Carol Robbins, owner of Welch’s Chocolate Shop, says the early arrival of southern traffic made some positive impacts.

“This summer has been spectacular,” said Robbins. “We’ve now got Chief Mountain Border Crossing open, which is a main vein from Montana Glacier, which is the other side of the International Peace Park. I would think we probably had 80 to 90 per cent of our visitors have been our American visitors, it’s just been spectacular.”

According to Parks Canada, from June to August, Waterton saw 25,000 more visitors compared to last year, and indicated the average number of guests over the past three months is the highest it’s seen since 2017.

That increase in visitation also helped play a role in bookings for Shameer Suleman, the owner of Bayshore Inn Resort & Spa.

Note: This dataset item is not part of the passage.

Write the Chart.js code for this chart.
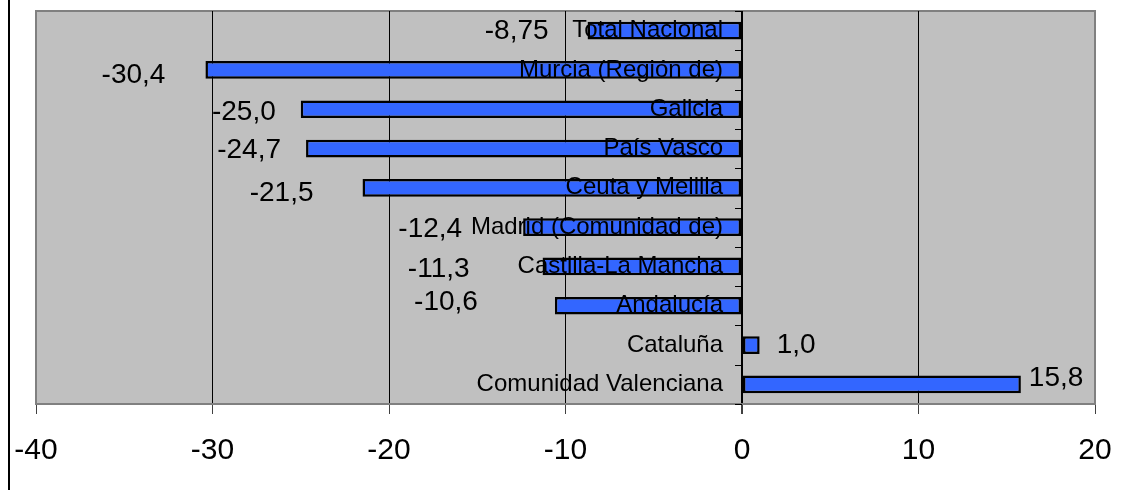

“In years past, we had to keep our rates low to keep business flowing in, yet our cost of doing business kept increasing. Well, this year was the first year I feel like we were able to stabilize,” explained Suleman. “So, we were able to raise our rates to the level of which our cost of business has gone up, which stabilized us.”

In the coming weeks, many businesses will be closing their doors for winter but visitor experience manager for Waterton Lakes National Park, Christy Gustavison, wants to assure people that’s not the case for the entire area.

“There is a misconception that Waterton closes but the park gates are open and we’re here to welcome you 365, year-round.”

Gustavison went on to share that during the colder months, there are still many activities to check out like winter hiking and snow sports.